Антония: Нет, не лгуньей. Просто ты не всегда бываешь точной и, как мне показалось, слишком уж не любишь монахинь и замужних. Правда, я готова согласиться, что среди них действительно чересчур много дурных женщин, такого не должно быть. Что касается девок, то их я защищать не хочу.
Нанна: Мне трудно… кха-кха-кха… с тобою спорить, боюсь, что кашель перешел в катар… не тяни, говори, что ты советуешь.

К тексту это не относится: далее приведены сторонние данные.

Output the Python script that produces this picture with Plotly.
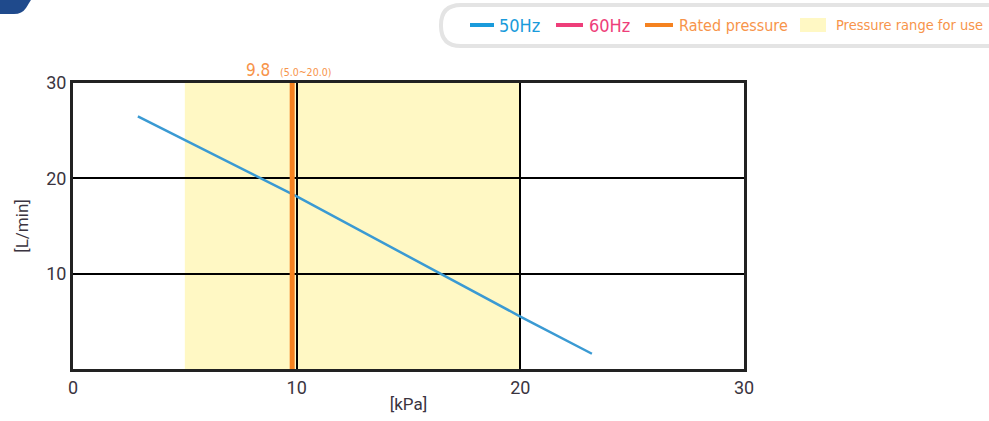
import plotly.graph_objects as go

# ---- data ----
pressure_kpa = [2.9, 10.0, 20.0, 23.2]
flow_50hz = [26.5, 18.1, 5.5, 1.6]
flow_60hz = []
rated_pressure = 9.8
range_low = 5.0
range_high = 20.0
x_ticks = [0, 10, 20, 30]
y_ticks = [10, 20, 30]
legend_labels = ["50Hz", "60Hz", "Rated pressure", "Pressure range for use"]

W, H = 989, 421
S_L, S_T, PW, PH = 73, 83, 671, 286
L, T = S_L, S_T
R, B = W - L - PW, H - T - PH

def px(sx):
    return (sx - S_L) / PW

def py(sy):
    return (S_T + PH - sy) / PH

FONT = "Roboto, Arial"
LFONT = "DejaVu Sans Condensed, Roboto"
BLUE = "#3A9AD3"
C50, C60, CORG, CTXT, CYEL = "#1A9BDB", "#EE3E7A", "#F58220", "#F7944A", "#FFF8C4"

fig = go.Figure()

fig.add_trace(go.Scatter(x=pressure_kpa, y=flow_50hz, mode="lines",
                         line=dict(color=BLUE, width=2.5), name=legend_labels[0], showlegend=False))
fig.add_trace(go.Scatter(x=[None] * max(1, len(flow_60hz)), y=flow_60hz or [None], mode="lines",
                         line=dict(color=C60, width=2.5), name=legend_labels[1], showlegend=False))
fig.add_trace(go.Scatter(x=[rated_pressure, rated_pressure], y=[0, 30], mode="lines",
                         line=dict(color=CORG, width=5), name=legend_labels[2], showlegend=False))

# yellow band below grid
fig.add_shape(type="rect", xref="x", yref="y", x0=range_low, x1=range_high,
              y0=0, y1=30, fillcolor=CYEL, line_width=0, layer="below")

# rounded legend frame
def rrect(x0, y0, x1, y1, r):
    return (f"M {px(x0 + r)},{py(y0)} L {px(x1 - r)},{py(y0)} Q {px(x1)},{py(y0)} {px(x1)},{py(y0 + r)} "
            f"L {px(x1)},{py(y1 - r)} Q {px(x1)},{py(y1)} {px(x1 - r)},{py(y1)} "
            f"L {px(x0 + r)},{py(y1)} Q {px(x0)},{py(y1)} {px(x0)},{py(y1 - r)} "
            f"L {px(x0)},{py(y0 + r)} Q {px(x0)},{py(y0)} {px(x0 + r)},{py(y0)} Z")

fig.add_shape(type="path", xref="paper", yref="paper", path=rrect(441, 5, 1020, 46, 20),
              line=dict(color="#E4E4E4", width=4), fillcolor="white", layer="below")

# legend glyphs
for x0, x1, c in [(470, 494, C50), (556, 583, C60), (645, 673, CORG)]:
    fig.add_shape(type="line", xref="paper", yref="paper", x0=px(x0), x1=px(x1), y0=py(25), y1=py(25),
                  line=dict(color=c, width=4), layer="above")
fig.add_shape(type="rect", xref="paper", yref="paper", x0=px(800), x1=px(826), y0=py(32), y1=py(18),
              fillcolor=CYEL, line_width=0, layer="above")

# legend texts
for x, txt, c, s in [(497, legend_labels[0], C50, 18), (587, legend_labels[1], C60, 18),
                     (677, legend_labels[2], CTXT, 16), (834, legend_labels[3], CTXT, 14.5)]:
    fig.add_annotation(x=px(x), y=py(25), xref="paper", yref="paper", xanchor="left", yanchor="middle",
                       text=txt, showarrow=False, font=dict(family=LFONT, size=s, color=c))

# dark corner decoration
fig.add_shape(type="path", xref="paper", yref="paper",
              path=f"M {px(-5)},{py(-5)} L {px(34)},{py(-5)} L {px(26)},{py(8)} Q {px(22)},{py(14)} {px(14)},{py(14)} L {px(-5)},{py(14)} Z",
              fillcolor="#1F4A8C", line_width=0, layer="above")

fig.add_annotation(x=px(258), y=py(70), xref="paper", yref="paper", xanchor="center", yanchor="middle",
                   text=f"{rated_pressure}", showarrow=False, font=dict(family=LFONT, size=17, color=CTXT))
fig.add_annotation(x=px(305), y=py(72), xref="paper", yref="paper", xanchor="center", yanchor="middle",
                   text=f"({range_low}~{range_high})", showarrow=False,
                   font=dict(family=LFONT, size=10.5, color=CTXT))

fig.update_layout(
    width=W, height=H,
    margin=dict(l=L, r=R, t=T, b=B, autoexpand=False),
    paper_bgcolor="white", plot_bgcolor="white",
    font=dict(family=FONT, color="#333333"),
    showlegend=False,
)
fig.update_xaxes(range=[0, 30], tickvals=x_ticks, showgrid=True, gridcolor="black", gridwidth=2,
                 showline=True, mirror=True, linecolor="#222222", linewidth=3, zeroline=False,
                 tickfont=dict(size=18, color="#3A3440"), ticks="", automargin=False,
                 title=dict(text="[kPa]", font=dict(size=17, color="#3A3440"), standoff=2))
fig.update_yaxes(range=[0, 30], tickvals=y_ticks, showgrid=True, gridcolor="black", gridwidth=2,
                 showline=True, mirror=True, linecolor="#222222", linewidth=3, zeroline=False,
                 tickfont=dict(size=18, color="#3A3440"), ticks="", automargin=False,
                 title=dict(text="[L/min]", font=dict(size=17, color="#3A3440"), standoff=14))

fig.write_html("out.html", config={"displayModeBar": False},
               post_script="document.body.style.margin='0';document.body.style.overflow='hidden';")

Антония: Мне кажется, что Пиппе лучше стать девкой. Монахини преступают священный обет, замужние нарушают таинство брака, а у девки нет обязательств ни перед монастырем, ни перед мужем. Она как солдат, которому платят за то, чтобы он творил зло. Он творит зло, сам этого не замечая, и она поступает так же. В ее лавочке продается только то, что она может продать. Если кто-то открывает таверну, то с первой же минуты всем ясно и без вывески, что это место, где будут пить, есть, играть, развратничать, лгать и мошенничать. И если кому-то взбредет в голову именно там прочесть проповедь или начать поститься, то он ни кафедры там не найдет, ни пост у него не получится. Огородники продают зелень, аптекари лекарства, а бордели — богохульство, ложь, грязь, позор, сплетни, скандалы, воровство, драки, предательство, дурную славу, французскую болезнь, бедность и смерть. Духовник подобен врачу, он может вылечить лишь того больного, который придет к нему со своею болезнью, и ничем не поможет человеку, который свою болезнь скрывает. Поэтому поступай по совести и, не откладывая, делай из Пиппы девку. Ведь если она захочет снять с души грех блуда, ей всего-то и нужно, что покаяние да пара капель святой воды. Тем более, судя по твоему рассказу, недостатки девок — это и есть их достоинства. А кроме того, так приятно, когда с тобой обращаются, словно с госпожой, и когда ты и ешь, и одеваешься, словно госпожа, когда у тебя что ни день, то праздник. Ты столько об этом говорила, что знаешь все это лучше меня. И потом приятно исполнять любое свое желание и при этом еще приносить радость другим. Поэтому Рим всегда будет городом… я сказала бы, городом девок, если б не боялась, что меня заставят в этом раскаяться.
«Ты замечательно все объяснила, Антония, — хрипло сказала Нанна, — и я так и поступлю, как ты советуешь». Затем она разбудила служанку, которая проспала все время, покуда они беседовали, снова водрузила ей на голову корзину, в руку сунула пустую бутылку, а Антонии дала салфетки, которые та несла утром, и они отправились домой. Там они послали за леденцами от кашля для Нанны, а сама Нанна, воздержавшись из-за кашля от вина, подкрепилась хлебным супом, приготовив для Антонии другие блюда. Та провела у нее всю ночь, а утром к нужному часу поспела в лавочку, которая давала ей средства к существованию. Жилось ей тяжело, но она утешалась, вспоминая рассказы Нанны, и всякий раз поражалась при мысли о том, как много зла творят девки, которых на свете больше, чем мух, муравьев и комаров, народившихся за двадцать лет кряду.
Чего только не услышала она от Нанны, а ведь та не рассказала и половины того, что знала.